## [Information shown]
───

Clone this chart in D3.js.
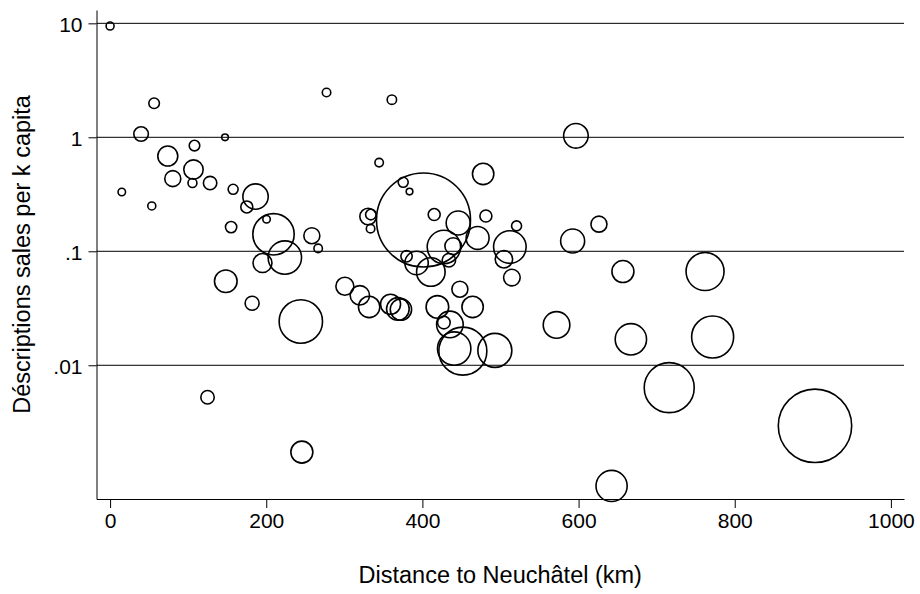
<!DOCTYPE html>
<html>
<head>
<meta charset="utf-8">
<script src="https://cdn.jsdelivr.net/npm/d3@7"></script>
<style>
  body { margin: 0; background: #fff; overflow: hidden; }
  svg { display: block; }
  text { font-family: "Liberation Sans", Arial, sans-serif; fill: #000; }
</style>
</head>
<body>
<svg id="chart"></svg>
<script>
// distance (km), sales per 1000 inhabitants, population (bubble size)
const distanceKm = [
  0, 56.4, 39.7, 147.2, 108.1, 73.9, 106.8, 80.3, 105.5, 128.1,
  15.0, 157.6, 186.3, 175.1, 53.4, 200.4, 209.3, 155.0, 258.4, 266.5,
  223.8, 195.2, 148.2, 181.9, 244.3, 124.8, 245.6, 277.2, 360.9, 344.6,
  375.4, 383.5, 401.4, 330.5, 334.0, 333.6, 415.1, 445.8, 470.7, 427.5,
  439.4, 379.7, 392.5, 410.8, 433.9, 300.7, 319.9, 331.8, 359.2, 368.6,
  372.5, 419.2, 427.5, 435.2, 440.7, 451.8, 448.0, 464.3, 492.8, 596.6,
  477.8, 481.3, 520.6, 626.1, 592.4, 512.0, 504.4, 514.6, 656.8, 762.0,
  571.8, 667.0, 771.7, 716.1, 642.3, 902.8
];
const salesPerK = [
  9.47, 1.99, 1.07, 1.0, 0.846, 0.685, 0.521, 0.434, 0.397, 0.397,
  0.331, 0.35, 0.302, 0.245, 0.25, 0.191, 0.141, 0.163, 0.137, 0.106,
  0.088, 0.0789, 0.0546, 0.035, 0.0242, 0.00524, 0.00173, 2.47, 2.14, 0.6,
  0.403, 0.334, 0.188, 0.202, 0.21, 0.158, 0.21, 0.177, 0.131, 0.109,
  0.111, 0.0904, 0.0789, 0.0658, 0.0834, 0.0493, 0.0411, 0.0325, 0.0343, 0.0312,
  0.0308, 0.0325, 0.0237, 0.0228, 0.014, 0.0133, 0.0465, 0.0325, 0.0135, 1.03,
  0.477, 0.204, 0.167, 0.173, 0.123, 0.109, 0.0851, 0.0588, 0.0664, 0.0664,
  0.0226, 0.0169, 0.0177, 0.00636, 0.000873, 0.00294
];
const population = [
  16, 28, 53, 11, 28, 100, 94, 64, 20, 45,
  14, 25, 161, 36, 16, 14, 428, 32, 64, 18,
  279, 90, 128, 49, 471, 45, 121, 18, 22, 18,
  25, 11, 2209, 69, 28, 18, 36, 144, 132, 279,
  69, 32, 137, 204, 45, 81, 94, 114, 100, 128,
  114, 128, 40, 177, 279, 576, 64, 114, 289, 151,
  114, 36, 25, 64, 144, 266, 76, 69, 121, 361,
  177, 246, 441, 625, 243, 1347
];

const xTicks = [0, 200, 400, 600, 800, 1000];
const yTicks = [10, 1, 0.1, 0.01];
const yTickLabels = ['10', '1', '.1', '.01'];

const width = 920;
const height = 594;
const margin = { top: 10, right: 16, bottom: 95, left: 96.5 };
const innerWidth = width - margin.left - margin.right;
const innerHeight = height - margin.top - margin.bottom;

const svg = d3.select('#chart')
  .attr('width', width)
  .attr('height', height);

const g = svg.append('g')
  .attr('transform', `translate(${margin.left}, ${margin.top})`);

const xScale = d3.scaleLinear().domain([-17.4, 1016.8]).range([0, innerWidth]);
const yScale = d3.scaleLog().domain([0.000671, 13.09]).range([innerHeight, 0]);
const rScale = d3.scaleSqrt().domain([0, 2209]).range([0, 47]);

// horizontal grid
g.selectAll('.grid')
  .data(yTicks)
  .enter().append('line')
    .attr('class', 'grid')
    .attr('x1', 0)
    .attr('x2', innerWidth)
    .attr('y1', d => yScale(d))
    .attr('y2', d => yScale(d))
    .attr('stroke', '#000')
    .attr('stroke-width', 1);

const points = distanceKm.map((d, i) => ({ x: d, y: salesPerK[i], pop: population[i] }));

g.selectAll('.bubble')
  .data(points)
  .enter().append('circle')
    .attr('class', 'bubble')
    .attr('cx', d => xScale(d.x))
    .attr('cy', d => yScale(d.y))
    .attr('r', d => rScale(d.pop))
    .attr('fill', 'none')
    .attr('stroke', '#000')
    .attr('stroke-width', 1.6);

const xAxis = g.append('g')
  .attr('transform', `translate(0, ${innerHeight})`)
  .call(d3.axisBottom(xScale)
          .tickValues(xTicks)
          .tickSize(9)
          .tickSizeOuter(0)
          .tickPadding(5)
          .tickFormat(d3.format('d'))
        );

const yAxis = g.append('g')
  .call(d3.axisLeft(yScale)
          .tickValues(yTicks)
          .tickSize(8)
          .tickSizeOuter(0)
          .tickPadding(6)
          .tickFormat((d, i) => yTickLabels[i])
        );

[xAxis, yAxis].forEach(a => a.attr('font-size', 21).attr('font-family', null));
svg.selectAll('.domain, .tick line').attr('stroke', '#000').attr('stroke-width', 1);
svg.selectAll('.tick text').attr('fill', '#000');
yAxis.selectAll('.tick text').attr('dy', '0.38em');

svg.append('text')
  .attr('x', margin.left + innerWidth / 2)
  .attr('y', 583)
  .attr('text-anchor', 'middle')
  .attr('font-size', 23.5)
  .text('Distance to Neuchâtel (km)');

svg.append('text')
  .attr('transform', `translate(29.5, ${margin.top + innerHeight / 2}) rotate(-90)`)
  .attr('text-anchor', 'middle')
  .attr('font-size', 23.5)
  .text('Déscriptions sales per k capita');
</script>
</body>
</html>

───

## [Stated problem]
Identify and copy lines that hold the string "chart".

## [Answer below]
Clone this chart in D3.js.
<svg id="chart"></svg>
const svg = d3.select('#chart')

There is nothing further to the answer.